Where does one start? For the planet’s select few who are lucky enough to make it to South Georgia, there is little guarantee the winds will cooperate long enough to bag every landing on the schedule. So, when the weather allows a chance to land at St. Andrew’s Bay, before dawn, under calm seas with the suggestion of a colorful sunrise, every vessel should jump at the chance. And that’s exactly what we did today. 

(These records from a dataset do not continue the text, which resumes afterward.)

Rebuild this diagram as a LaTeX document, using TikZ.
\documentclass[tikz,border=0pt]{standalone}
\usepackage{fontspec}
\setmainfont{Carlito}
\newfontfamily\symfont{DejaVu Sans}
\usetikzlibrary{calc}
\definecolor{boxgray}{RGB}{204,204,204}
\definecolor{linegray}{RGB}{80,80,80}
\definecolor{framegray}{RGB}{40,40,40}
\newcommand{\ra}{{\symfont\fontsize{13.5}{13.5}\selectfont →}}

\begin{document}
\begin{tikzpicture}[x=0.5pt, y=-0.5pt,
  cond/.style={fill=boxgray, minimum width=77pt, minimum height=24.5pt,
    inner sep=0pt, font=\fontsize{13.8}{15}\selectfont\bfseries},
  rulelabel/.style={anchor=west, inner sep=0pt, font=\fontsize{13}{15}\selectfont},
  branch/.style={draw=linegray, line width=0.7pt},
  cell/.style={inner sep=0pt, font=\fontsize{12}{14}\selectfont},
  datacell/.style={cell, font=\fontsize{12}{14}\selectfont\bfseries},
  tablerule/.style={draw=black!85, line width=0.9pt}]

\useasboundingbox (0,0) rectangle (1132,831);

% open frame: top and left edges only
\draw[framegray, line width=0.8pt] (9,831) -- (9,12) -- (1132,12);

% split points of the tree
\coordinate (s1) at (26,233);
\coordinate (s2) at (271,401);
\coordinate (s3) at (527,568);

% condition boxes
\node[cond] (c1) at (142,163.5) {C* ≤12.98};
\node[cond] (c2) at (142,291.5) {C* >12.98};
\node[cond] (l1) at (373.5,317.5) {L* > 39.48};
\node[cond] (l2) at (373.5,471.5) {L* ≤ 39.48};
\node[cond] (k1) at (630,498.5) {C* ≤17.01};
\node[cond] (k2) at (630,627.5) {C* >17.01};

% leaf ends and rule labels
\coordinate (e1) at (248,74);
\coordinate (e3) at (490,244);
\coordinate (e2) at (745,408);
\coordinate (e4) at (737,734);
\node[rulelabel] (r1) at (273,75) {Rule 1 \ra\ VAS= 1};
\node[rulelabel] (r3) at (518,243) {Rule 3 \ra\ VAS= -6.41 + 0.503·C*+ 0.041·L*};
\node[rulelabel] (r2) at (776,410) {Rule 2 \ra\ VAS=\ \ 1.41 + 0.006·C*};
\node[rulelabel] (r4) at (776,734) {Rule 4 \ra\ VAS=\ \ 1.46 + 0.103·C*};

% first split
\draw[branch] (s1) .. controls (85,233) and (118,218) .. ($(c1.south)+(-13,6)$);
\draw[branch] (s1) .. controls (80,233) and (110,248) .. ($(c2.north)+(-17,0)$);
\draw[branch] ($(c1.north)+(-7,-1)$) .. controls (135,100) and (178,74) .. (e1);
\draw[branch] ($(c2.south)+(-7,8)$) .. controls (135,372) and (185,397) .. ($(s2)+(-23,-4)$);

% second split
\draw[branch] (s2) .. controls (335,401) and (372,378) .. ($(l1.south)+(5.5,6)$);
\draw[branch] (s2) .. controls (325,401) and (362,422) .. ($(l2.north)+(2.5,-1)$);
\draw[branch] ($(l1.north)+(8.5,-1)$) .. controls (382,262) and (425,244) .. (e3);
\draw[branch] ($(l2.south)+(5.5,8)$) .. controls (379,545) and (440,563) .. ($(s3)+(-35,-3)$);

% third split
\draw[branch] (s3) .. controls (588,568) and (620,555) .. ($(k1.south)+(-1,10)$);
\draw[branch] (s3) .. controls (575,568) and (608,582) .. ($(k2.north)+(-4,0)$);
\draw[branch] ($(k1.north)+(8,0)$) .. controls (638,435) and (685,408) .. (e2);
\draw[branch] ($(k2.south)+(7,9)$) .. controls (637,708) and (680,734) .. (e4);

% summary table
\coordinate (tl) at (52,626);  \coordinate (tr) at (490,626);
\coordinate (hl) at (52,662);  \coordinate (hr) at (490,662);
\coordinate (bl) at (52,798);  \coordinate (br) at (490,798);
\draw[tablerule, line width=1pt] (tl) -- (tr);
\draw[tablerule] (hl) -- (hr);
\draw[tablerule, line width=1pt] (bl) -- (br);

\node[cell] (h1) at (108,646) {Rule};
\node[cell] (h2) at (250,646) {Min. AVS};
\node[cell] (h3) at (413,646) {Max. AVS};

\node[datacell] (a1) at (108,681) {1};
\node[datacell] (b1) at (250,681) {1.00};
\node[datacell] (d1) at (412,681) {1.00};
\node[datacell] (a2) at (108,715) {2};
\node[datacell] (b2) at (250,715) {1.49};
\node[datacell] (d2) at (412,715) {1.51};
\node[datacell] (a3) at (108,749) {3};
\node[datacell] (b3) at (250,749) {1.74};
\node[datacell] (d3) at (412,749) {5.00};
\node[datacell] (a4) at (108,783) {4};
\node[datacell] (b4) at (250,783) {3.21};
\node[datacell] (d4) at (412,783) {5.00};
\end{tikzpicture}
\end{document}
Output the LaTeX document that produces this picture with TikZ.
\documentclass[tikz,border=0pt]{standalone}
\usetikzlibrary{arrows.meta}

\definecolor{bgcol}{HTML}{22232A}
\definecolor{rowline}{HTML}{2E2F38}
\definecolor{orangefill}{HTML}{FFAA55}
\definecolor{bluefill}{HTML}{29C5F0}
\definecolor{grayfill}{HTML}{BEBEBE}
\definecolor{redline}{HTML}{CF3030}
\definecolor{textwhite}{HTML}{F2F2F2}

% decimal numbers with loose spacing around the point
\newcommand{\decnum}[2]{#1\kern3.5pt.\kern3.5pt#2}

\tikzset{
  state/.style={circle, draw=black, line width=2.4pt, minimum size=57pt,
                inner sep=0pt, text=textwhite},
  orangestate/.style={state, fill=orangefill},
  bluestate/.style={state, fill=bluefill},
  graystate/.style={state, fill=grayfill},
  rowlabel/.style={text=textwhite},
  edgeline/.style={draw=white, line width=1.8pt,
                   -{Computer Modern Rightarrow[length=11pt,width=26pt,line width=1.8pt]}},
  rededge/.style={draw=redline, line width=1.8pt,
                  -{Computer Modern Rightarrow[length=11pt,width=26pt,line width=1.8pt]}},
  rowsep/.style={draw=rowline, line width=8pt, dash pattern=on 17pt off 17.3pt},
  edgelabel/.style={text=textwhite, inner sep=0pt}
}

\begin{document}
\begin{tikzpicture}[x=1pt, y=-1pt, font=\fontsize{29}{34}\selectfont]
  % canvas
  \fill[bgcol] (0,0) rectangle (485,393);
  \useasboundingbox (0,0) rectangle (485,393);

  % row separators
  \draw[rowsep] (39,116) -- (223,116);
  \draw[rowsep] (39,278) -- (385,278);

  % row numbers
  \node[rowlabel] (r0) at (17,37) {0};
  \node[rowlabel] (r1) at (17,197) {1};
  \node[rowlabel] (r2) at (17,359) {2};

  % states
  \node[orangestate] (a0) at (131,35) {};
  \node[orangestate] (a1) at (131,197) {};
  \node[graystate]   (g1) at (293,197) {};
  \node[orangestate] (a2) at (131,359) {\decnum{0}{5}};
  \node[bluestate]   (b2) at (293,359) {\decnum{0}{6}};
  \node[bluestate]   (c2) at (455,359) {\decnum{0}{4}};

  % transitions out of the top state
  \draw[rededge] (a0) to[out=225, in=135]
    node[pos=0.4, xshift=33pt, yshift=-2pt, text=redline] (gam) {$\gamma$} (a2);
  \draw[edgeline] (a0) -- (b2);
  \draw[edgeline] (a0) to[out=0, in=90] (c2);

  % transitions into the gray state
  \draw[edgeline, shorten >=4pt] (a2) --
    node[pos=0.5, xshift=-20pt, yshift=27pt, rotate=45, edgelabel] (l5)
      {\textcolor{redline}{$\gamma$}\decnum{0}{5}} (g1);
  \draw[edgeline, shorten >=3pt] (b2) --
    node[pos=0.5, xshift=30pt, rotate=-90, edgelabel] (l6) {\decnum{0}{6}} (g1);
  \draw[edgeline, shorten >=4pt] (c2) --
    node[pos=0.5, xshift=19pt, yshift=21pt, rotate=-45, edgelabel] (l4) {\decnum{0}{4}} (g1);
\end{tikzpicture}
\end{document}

With just a tinge of light on the horizon the National Geographic Explorer deployed guests and staff towards the shores of the world’s largest king penguin colony. During the Zodiac ride in, not a single penguin could be seen, just the cacophony of sound, and the wall of smell characteristic of 100,000 birds and their chicks. It didn’t take long before an orange glow to the east outlined the bodies of these elegant animals and ushered in pink and lavender clouds to frame their silhouettes. As the morning light slowly revealed more and more of the colony, it also began to expose the magnitude of the mountains and glaciers that serve as a backdrop to this avian spectacle. Very few words were spoken this morning. Just the sound of shutter clicks and the occasional stunned, “wow,” seemed to be enough.

Only after returning to the ship and setting sail for Ocean Harbor, a few miles to the north, did the excited chatter seem to peak. All the thoughts, emotions, and overwhelming gratitude spilled out and carried over into our afternoon activities ashore and on the water.

Ocean Harbor is the site of South Georgia’s very first whaling station and offers the chance to hike into the hills and, find ideal protection from wind and swell, perfect for small boat operations. While the beaches are littered with Antarctic fur seal pups, the harbor is filled with kelp beds and the remains of an old coal transport vessel, the Bayard. Kayakers had the opportunity to drift alongside its listing hulk or simply drift quietly and reflect on the spectacle of the day.